Textus Receptus Bibles
Julia E. Smith Translation 1876
|2:1||Thou therefore, my child, be strong in the grace which is in Christ Jesus.|
|2:2||And what thou hast heard from me by many witnesses, these things lay by for faithful men, who will be sufficient to teach others also.|
|2:3||Thou therefore suffer ill treatment, as a good soldier of Jesus Christ.|
|2:4||None making war is entangled with the affairs of life: that he may please him having enlisted him.|
|2:5||And also if any contend for a prize, he is not crowned, except he contend for a prize lawfully.|
|2:6||The farmer toiling must first participate in the fruits.|
|2:7||Observe what I say; for may the Lord give to thee understanding in all things.|
|2:8||Remember Jesus Christ raised from the dead, of the seed of David, according to my good news:|
|2:9||In which I suffer ill treatment, to bonds, as an evil doer; but the word of God has not been bound.|
|2:10||For this I endure all things for the chosen, that they also might attain the salvation which is in Christ Jesus with eternal glory.|
|2:11||Faithful the word: For if we died together, we shall also live together:|
|2:12||If we endure, we shall also reign together: if we deny, he will also deny us:|
|2:13||If we believe not, he remains faithful: he cannot deny himself.|
|2:14||Put these things in mind, calling to witness before the Lord not to wrangle for nothing useful, to the subversion of them hearing.|
|2:15||Be earnest to present thyself acceptable to God, a worker without shame, dividing rightly the word of truth.|
|2:16||And avoid profane, empty discourses: for they will proceed to more of profanation.|
|2:17||And this word as a gangrene, will have an eating ulcer: of whom is Hymeneus and Philetus;|
|2:18||Who concerning the truth missed their aim, saying the rising up has already been; and they subvert the faith of some.|
|2:19||Truly the firm foundation of God has stood, having this seal, The Lord knows them being his. And, Let every one naming the name of Christ remove from iniquity.|
|2:20||And in a great house there is not only gold and silver vessels, but also wood and earthen; and some truly for honour, and some for dishonour.|
|2:21||If therefore any cleanse himself from these, he shall be a vessel for honour, consecrated, and useful for the master, prepared for every good work.|
|2:22||And flee youthful, eager desires: and follow justice, faith, love, peace, with them calling upon the Lord from a pure heart.|
|2:23||And silly and ignorant questions refuse, knowing that they produce strifes.|
|2:24||And the servant of the Lord must not contend; but be gentle to all, giving instruction, enduring evil,|
|2:25||In meekness instructing them being in a contrary state; lest perhaps God may give them repentance to the acknowledgment of the truth;|
|2:26||That they may return to a state of sobriety from the snare of the devil, being taken alive by him at his will.|
Julia E. Smith Translation 1876
The Julia Evelina Smith Parker Translation is considered the first complete translation of the Bible into English by a woman. The Bible was titled The Holy Bible: Containing the Old and New Testaments; Translated Literally from the Original Tongues, and was published in 1876.

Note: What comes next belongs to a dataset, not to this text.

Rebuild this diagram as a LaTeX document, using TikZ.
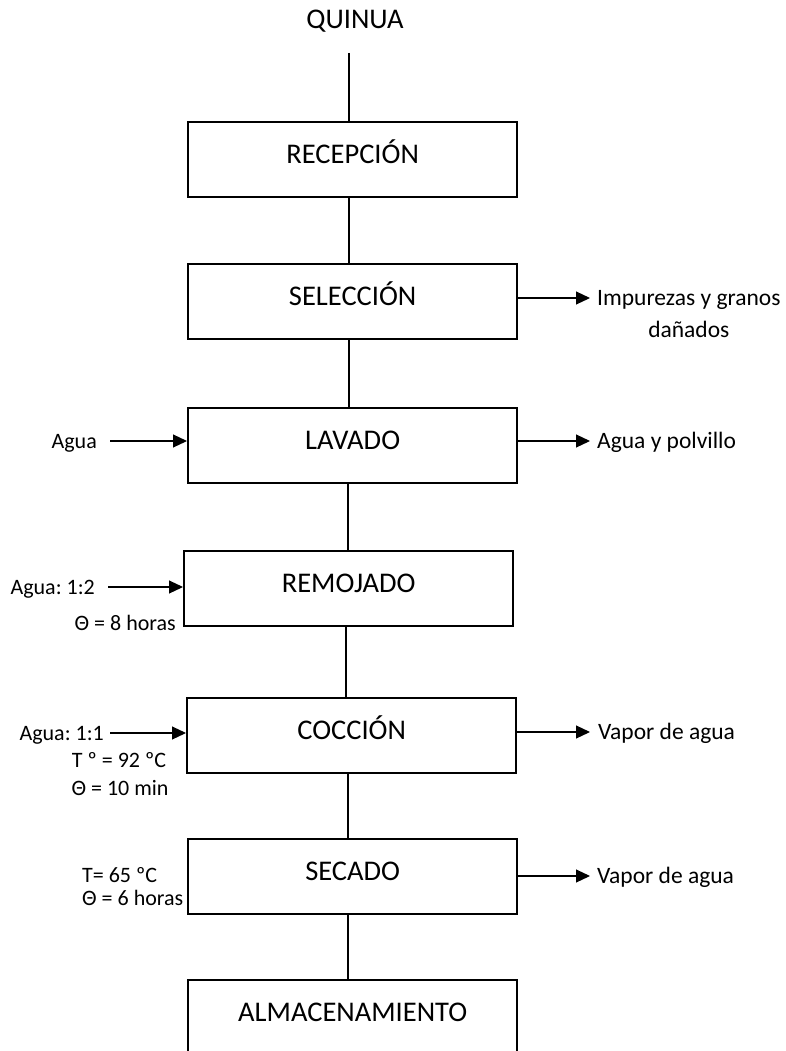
\documentclass[tikz,border=0pt]{standalone}
\usepackage{fontspec}
\setmainfont{Carlito}
\usetikzlibrary{arrows.meta}
\frenchspacing
\begin{document}
\begin{tikzpicture}[x=1pt,y=-1pt,
  stage/.style={draw,line width=2.3pt,minimum width=329pt,minimum height=75pt,inner sep=0pt,anchor=north west,font=\fontsize{28.5}{30}\selectfont,text height=20pt,text depth=12pt},
  flow/.style={line width=1.1pt},
  arr/.style={line width=1.1pt,-{Triangle[length=14pt,width=13pt]}},
  rlab/.style={inner sep=0pt,font=\fontsize{23.5}{32}\selectfont},
  llab/.style={inner sep=0pt,font=\fontsize{22}{25}\selectfont}]
\useasboundingbox (0,0) rectangle (786,1051);
\fill[white] (0,0) rectangle (786,1051);

% title
\node[inner sep=0pt,anchor=base,font=\fontsize{28.5}{30}\selectfont] (q) at (355,29) {QUINUA};

% stages
\node[stage] (rec) at (187,121) {RECEPCIÓN};
\node[stage] (sel) at (187,263) {SELECCIÓN};
\node[stage] (lav) at (187,407) {LAVADO};
\node[stage] (rem) at (183,550) {REMOJADO};
\node[stage] (coc) at (186,697) {COCCIÓN};
\node[stage] (sec) at (187,838) {SECADO};
\node[stage] (alm) at (187,979) {ALMACENAMIENTO};

% vertical connectors
\coordinate (qs) at (349,53);
\coordinate (c1) at (349,0);
\coordinate (c2) at (348,0);
\coordinate (c3) at (346,0);
\draw[flow] (qs) -- (qs |- rec.north);
\draw[flow] (rec.south -| c1) -- (sel.north -| c1);
\draw[flow] (sel.south -| c1) -- (lav.north -| c1);
\draw[flow] (lav.south -| c2) -- (rem.north -| c2);
\draw[flow] (rem.south -| c3) -- (coc.north -| c3);
\draw[flow] (coc.south -| c2) -- (sec.north -| c2);
\draw[flow] (sec.south -| c2) -- (alm.north -| c2);

% outputs (right)
\coordinate (o1) at (590,298);
\coordinate (o2) at (590,441);
\coordinate (o3) at (590,732);
\coordinate (o4) at (590,876);
\draw[arr] (sel.east |- o1) -- (o1);
\draw[arr] (lav.east |- o2) -- (o2);
\draw[arr] (coc.east |- o3) -- (o3);
\draw[arr] (sec.east |- o4) -- (o4);
\node[rlab,anchor=base west,align=center] (r1) at (597,337) {Impurezas y granos\\dañados};
\node[rlab,anchor=base west] (r2) at (597,448) {Agua y polvillo};
\node[rlab,anchor=base west] (r3) at (598,739) {Vapor de agua};
\node[rlab,anchor=base west] (r4) at (597,883) {Vapor de agua};

% inputs (left)
\node[llab,anchor=base east] (a1) at (97,448) {Agua};
\coordinate (i1) at (110,441);
\draw[arr] (i1) -- (i1 -| lav.west);

\node[llab,anchor=base east] (a2) at (95,594) {Agua: 1:2};
\coordinate (i2) at (108,587);
\draw[arr] (i2) -- (i2 -| rem.west);
\node[llab,anchor=base east] (t2) at (176,630) {Θ = 8 horas};

\node[llab,anchor=base east] (a3) at (104,740) {Agua: 1:1};
\coordinate (i3) at (110,733);
\draw[arr] (i3) -- (i3 -| coc.west);
\node[llab,anchor=base] (t3a) at (119,767) {T º = 92 ºC};
\node[llab,anchor=base] (t3b) at (120,795) {Θ = 10 min};

\node[llab,anchor=base west] (t4a) at (82,882) {T= 65 ºC};
\node[llab,anchor=base west] (t4b) at (82,905) {Θ = 6 horas};
\end{tikzpicture}
\end{document}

Julia Smith, of Glastonbury, Connecticut had a working knowledge of Latin, Greek and Hebrew. Her father had been a Congregationalist minister before he became a lawyer. Having read the Bible in its original languages, she set about creating her own translation, which she completed in 1855, after a number of drafts. The work is a strictly literal rendering, always translating a Greek or Hebrew word with the same word wherever possible. Smith accomplished this work on her own in the span of eight years (1847 to 1855). She had sought out no help in the venture, even writing, "I do not see that anybody can know more about it than I do." Smith's insistence on complete literalness, plus an effort to translate each original word with the same English word, combined with an odd notion of Hebrew tenses (often translating the Hebrew imperfect tense with the English future) results in a translation that is mechanical and often nonsensical. However, such a translation if overly literal might be valuable to consult in checking the meaning of some individual verse. One notable feature of this translation was the prominent use of the Divine Name, Jehovah, throughout the Old Testament of this Bible version.

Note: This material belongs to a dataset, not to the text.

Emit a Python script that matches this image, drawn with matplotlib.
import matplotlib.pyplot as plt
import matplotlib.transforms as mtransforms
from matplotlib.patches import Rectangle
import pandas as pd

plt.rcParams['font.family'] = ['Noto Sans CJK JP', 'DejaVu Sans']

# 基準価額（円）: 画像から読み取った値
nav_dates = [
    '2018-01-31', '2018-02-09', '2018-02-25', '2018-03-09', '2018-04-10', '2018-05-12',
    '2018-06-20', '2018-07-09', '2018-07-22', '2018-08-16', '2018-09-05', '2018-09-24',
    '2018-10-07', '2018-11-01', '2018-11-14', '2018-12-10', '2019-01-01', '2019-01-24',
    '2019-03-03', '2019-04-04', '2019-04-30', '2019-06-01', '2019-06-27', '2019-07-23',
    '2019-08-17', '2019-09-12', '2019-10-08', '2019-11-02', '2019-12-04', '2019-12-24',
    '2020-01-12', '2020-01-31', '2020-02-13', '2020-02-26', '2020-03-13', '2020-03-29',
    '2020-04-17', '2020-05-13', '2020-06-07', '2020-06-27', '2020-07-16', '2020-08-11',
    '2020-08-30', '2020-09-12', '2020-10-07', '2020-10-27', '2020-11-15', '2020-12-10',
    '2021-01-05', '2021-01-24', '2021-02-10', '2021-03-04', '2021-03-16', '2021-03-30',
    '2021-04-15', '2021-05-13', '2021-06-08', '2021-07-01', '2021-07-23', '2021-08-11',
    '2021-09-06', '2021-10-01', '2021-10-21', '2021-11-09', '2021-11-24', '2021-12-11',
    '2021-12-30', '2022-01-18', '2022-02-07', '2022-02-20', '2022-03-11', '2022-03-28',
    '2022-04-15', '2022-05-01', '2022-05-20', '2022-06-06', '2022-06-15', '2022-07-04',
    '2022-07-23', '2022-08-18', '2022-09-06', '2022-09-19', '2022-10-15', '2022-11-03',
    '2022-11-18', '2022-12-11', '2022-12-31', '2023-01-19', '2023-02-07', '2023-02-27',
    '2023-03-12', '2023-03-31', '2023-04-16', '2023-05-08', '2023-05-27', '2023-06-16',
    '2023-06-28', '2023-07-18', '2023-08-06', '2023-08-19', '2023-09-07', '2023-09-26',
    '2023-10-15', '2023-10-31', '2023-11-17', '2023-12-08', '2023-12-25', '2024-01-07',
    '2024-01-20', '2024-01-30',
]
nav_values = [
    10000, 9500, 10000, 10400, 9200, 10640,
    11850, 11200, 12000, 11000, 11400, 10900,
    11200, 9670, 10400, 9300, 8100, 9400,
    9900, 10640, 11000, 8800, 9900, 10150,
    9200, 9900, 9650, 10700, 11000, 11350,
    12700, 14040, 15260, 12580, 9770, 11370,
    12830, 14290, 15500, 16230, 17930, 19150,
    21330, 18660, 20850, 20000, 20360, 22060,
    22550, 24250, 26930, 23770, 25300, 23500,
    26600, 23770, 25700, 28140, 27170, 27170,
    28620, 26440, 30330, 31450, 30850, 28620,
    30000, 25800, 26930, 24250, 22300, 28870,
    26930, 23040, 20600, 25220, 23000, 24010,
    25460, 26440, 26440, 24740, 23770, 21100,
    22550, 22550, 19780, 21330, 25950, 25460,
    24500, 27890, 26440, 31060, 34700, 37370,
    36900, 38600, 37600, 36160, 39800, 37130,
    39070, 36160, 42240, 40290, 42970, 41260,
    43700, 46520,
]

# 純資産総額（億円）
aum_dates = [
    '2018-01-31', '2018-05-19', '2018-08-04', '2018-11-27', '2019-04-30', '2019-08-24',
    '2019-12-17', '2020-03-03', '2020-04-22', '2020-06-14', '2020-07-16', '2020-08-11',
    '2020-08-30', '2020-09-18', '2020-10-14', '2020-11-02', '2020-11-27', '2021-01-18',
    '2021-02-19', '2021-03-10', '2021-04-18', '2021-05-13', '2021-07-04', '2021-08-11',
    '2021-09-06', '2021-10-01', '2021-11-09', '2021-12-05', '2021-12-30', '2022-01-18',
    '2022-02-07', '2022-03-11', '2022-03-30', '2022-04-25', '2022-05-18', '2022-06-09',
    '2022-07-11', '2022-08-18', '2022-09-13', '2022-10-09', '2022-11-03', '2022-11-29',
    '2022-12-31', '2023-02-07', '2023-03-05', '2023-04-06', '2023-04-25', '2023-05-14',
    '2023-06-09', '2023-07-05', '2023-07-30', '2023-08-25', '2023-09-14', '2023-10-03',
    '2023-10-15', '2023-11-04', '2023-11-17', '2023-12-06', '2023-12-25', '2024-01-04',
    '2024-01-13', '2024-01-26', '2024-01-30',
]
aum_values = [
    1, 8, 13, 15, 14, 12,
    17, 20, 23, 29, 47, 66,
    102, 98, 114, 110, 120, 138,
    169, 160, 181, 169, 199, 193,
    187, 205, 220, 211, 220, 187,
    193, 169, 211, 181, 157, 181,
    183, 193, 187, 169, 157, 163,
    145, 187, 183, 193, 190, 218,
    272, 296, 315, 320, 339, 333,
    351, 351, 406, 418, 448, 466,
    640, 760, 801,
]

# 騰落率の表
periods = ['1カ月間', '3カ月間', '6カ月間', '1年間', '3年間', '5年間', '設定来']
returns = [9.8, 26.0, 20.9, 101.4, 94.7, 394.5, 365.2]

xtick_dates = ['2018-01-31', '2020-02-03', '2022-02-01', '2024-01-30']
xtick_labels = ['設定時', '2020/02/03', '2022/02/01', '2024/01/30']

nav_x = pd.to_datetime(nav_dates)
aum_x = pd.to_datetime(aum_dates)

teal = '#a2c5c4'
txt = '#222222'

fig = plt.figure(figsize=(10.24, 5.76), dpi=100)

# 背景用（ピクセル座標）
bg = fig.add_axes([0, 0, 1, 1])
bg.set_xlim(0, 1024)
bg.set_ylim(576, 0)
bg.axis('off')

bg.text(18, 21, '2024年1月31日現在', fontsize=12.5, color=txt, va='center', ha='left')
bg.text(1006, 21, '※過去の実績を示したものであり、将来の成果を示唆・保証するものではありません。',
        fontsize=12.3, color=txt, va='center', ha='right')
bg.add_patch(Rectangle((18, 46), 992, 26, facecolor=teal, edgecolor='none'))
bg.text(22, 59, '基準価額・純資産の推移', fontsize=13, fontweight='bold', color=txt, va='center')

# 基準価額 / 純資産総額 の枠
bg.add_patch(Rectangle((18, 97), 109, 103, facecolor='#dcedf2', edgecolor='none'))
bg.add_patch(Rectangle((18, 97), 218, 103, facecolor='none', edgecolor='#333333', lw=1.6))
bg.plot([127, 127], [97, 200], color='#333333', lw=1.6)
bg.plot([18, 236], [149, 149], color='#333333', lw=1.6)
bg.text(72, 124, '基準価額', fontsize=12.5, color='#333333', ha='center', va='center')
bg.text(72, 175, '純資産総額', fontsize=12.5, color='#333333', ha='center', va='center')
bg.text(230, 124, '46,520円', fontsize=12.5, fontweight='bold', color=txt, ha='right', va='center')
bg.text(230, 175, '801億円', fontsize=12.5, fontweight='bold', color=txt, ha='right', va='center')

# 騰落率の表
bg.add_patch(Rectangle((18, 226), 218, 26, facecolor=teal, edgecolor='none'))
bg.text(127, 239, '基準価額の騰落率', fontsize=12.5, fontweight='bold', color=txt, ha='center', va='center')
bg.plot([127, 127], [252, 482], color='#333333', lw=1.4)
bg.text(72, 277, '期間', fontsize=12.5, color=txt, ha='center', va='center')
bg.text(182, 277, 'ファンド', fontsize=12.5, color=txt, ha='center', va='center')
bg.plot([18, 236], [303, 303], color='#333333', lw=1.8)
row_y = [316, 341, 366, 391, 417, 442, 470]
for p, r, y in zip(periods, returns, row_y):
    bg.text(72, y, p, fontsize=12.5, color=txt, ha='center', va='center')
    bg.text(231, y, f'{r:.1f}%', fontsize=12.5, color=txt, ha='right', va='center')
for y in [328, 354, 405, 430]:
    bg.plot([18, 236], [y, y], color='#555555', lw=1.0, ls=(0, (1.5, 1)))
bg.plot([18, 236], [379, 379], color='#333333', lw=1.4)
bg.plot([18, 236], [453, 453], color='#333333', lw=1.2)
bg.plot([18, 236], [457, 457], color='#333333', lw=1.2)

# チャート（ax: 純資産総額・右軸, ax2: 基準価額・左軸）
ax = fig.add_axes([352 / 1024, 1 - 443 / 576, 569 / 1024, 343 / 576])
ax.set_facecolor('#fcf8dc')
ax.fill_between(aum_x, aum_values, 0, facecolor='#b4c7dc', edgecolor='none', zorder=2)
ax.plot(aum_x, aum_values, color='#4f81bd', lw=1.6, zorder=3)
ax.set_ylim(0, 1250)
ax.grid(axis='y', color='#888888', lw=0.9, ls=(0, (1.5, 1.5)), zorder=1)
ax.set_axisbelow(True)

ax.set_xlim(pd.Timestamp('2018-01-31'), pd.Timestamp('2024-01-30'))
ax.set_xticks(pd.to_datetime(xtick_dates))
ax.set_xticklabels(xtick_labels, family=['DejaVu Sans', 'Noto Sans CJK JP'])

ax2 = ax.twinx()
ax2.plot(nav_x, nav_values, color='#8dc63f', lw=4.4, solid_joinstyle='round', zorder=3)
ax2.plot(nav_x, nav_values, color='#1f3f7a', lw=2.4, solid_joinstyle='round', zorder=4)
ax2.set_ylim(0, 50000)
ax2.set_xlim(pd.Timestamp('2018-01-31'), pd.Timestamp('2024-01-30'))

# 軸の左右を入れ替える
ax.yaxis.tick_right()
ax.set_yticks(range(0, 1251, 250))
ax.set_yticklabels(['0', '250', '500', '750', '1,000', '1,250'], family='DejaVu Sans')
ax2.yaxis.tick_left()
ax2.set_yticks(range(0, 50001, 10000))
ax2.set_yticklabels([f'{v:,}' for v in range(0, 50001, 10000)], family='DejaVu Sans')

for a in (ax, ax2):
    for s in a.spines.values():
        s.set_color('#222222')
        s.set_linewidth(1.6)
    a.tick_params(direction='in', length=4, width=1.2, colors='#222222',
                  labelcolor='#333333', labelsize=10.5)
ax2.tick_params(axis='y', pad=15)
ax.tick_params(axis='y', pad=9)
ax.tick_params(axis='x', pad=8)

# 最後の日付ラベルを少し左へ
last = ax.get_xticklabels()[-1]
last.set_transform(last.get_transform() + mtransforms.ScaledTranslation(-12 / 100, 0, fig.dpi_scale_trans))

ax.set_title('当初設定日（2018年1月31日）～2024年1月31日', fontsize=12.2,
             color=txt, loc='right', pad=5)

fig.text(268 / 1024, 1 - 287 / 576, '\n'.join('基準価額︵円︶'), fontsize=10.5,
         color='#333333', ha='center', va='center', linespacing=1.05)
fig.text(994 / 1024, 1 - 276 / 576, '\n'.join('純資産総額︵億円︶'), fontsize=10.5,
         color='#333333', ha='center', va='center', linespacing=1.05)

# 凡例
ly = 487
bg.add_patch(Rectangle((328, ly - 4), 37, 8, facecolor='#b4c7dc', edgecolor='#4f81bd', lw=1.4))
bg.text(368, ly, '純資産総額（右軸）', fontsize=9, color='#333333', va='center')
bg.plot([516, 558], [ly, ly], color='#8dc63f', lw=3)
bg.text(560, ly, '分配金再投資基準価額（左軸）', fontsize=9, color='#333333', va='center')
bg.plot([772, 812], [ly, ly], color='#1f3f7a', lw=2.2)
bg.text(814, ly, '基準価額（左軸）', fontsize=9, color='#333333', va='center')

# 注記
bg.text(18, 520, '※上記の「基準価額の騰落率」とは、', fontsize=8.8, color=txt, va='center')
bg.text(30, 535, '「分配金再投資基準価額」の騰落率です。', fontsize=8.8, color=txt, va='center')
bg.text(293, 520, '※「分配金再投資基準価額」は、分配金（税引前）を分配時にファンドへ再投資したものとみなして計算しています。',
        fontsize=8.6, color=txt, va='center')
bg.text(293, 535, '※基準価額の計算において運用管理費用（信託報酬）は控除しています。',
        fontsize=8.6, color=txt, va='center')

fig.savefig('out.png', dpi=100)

In 1876, at 84 years of age some 21 years after completing her work, she finally sought publication. The publication costs ($4,000) were personally funded by Julia and her sister Abby Smith. The 1,000 copies printed were offered for $2.50 each, but her household auction in 1884 sold about 50 remaining copies.
The translation fell into obscurity as it was for the most part too literal and lacked any flow. For example, Jer. 22:23 was given as follows: "Thou dwelling in Lebanon, building as nest in the cedars, how being compassionated in pangs coming to thee the pain as in her bringing forth." However, the translation was the only Contemporary English translation out of the original languages available to English readers until the publication of The British Revised Version in 1881-1894.(The New testament was published in 1881, the Old in 1884, and the Apocrypha in 1894.) This makes it an invaluable Bible for its period.